Wystawa dla wiernych i nie tylko

Rzeźbę wykonała grupa artystów pod kierunkiem Álvaro Blanco, kuratora wystawy. Odtworzenie ciała Chrystusa jest efektem ponad 15 lat prowadzonych przez niego badań historycznych i naukowych.

Traktowałem Całun Turyński jak obiekt naukowy, a powinienem patrzeć na niego jak na dzieło sztuki. Przychodzi czas, kiedy trzeba po prostu zaakceptować, że najwspanialszych rzeczy na świecie nie da się w pełni wyjaśnić – mówił podczas inauguracji wystawy.

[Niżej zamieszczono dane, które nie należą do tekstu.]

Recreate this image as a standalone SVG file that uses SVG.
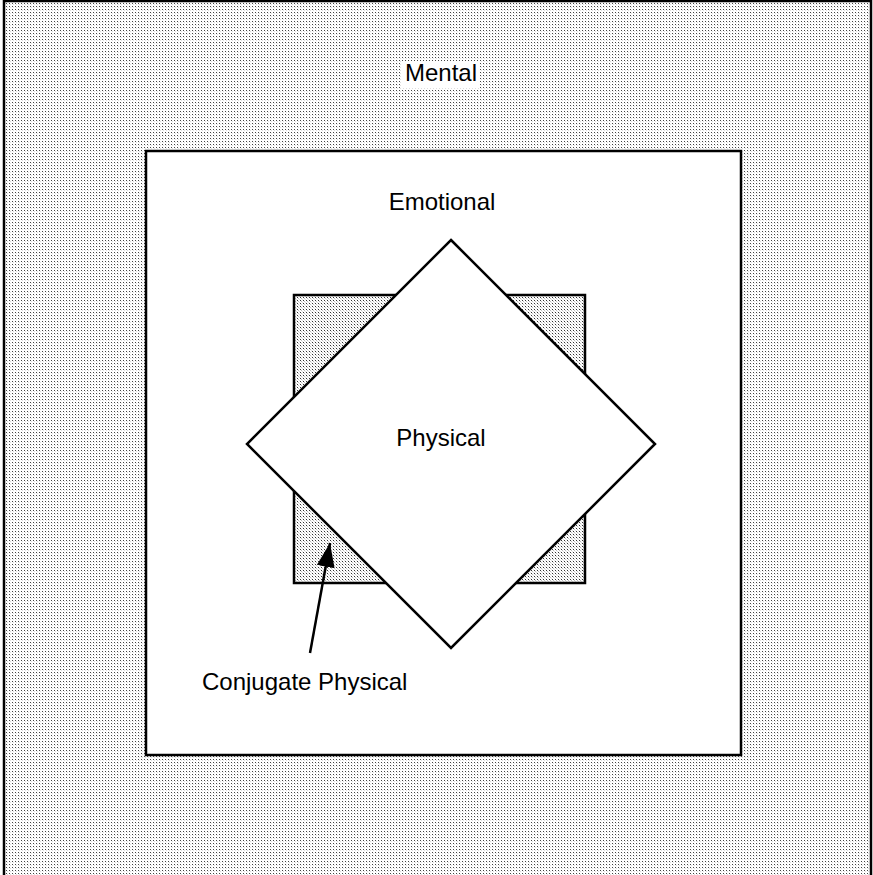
<svg xmlns="http://www.w3.org/2000/svg" width="873" height="875" viewBox="0 0 873 875">
<style>
.lbl{font-family:"Liberation Sans",Arial,sans-serif;font-size:24px;fill:#000;}
.box{stroke:#000;stroke-width:2.5;}
</style>
<defs>
<pattern id="dots" width="3" height="3" patternUnits="userSpaceOnUse">
<rect width="3" height="3" fill="#fff"/>
<rect x="0" y="0" width="1" height="1" fill="#444"/>
<rect x="1" y="1" width="1" height="1" fill="#ddd"/>
</pattern>
<pattern id="dots2" width="3" height="3" patternUnits="userSpaceOnUse">
<rect width="3" height="3" fill="#fff"/>
<rect x="0" y="0" width="1" height="1" fill="#333"/>
<rect x="1" y="1" width="1" height="1" fill="#bbb"/>
<rect x="2" y="2" width="1" height="1" fill="#ddd"/>
</pattern>
<marker id="ah" viewBox="0 0 10 10" refX="10" refY="5" markerWidth="10" markerHeight="10" markerUnits="userSpaceOnUse" orient="auto">
<path d="M0,0 L10,5 L0,10 z" fill="#000"/>
</marker>
<marker id="ah2" viewBox="0 0 24 18" refX="24" refY="9" markerWidth="24" markerHeight="18" markerUnits="userSpaceOnUse" orient="auto">
<path d="M0,0 L24,9 L0,18 z" fill="#000"/>
</marker>
</defs>
<g id="mental">
<rect x="4" y="1" width="867" height="880" fill="url(#dots)" class="box"/>
<rect x="402" y="61" width="78" height="27" fill="#fff"/>
<text x="441" y="81" text-anchor="middle" class="lbl">Mental</text>
</g>
<g id="emotional">
<rect x="146" y="151" width="595" height="604" fill="#fff" class="box"/>
<text x="442" y="210" text-anchor="middle" class="lbl">Emotional</text>
</g>
<g id="conjugate-physical">
<rect x="294" y="295" width="291" height="288" fill="url(#dots2)" class="box"/>
<text x="202" y="690" class="lbl">Conjugate Physical</text>
</g>
<g id="physical">
<polygon points="451,240 655,444 451,648 247,444" fill="#fff" class="box"/>
<text x="441" y="446" text-anchor="middle" class="lbl">Physical</text>
</g>
<g id="connectors">
<line x1="310" y1="653" x2="330" y2="543" stroke="#000" stroke-width="2.5" marker-end="url(#ah2)"/>
</g>
</svg>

Całun Turyński.Całun Turyński. / Universal History Archive/UIG/Getty Images

„The Mystery Man”, bo tak właściwie nazywa się cała ekspozycja, ma pozostać w Salamance na czas 4–6 miesięcy. – W ciągu najbliższych 20 lat chcemy odwiedzać kościoły na całym świecie – zapowiedział dyrektor wykonawczy firmy ArtiSplendore, która specjalizuje się w wystawach dziedzictwa kulturowego i artystycznego.

Wystawa zajmuje kilka sal, w których zwiedzający mogą poznać historyczny, archeologiczny i naukowy kontekst Całunu Turyńskiego. Opisy tłumaczą też, w jaki sposób ślady na płótnie odpowiadają chrześcijańskim opowieściom o męce i śmierci Jezusa.

Całun Turyński badania. Co wiadomo o tajemniczej relikwii?

Pierwsze badania nad całunem rozpoczęły się już pod koniec XIX wieku. Jego powstanie i autentyczność do dziś pozostają jednak niewyjaśnione. Weryfikację prawdziwości relikwii utrudnia ograniczona dostępność dla badaczy. Całun Turyński wystawiony na widok publiczny tylko kilka razy.

Za najbardziej wiarygodne uważa się jedyne do tej pory badania metodą datowania radiowęglowego C14. Trzy niezależne zespoły badawcze z trzech uniwersytetów (w Zurychu, Oxfordzie i Tucson) doszły do podobnych wniosków. Całun Turyński pochodzi z lat 1260–1390.

Czy Jezus naprawdę istniał?

Całun Turyński to niejedyna zagadka chrześcijaństwa. Wierni także zastanawiają się też, czy gdziekolwiek zachowały się fragmenty krzyża, na którym umarł Zbawiciel. Historia relikwii jest skomplikowana. Tradycja chrześcijańska mówi, że krzyż podzielono tak, aby każdy większy kościół mógł przechowywać choć najmniejszy fragment. Do dziś są przechowywane w kilku europejskich świątyniach:

  • kościele św. Guduli w Brukseli,
  • bazylice Santa Croce w Rzymie
  • katedrze Notre Dame w Paryżu.

Eksperci mają jednak zastrzeżenia co do ich autentyczności.

Pytania o to, czy Jezus naprawdę istniał, najczęściej wracają przy okazji świąt Bożego Narodzenia i Wielkanocy. Nie zawsze mają charakter prowokacyjny. Chrześcijanie często chcą pogłębiać w ten sposób swoją wiarę.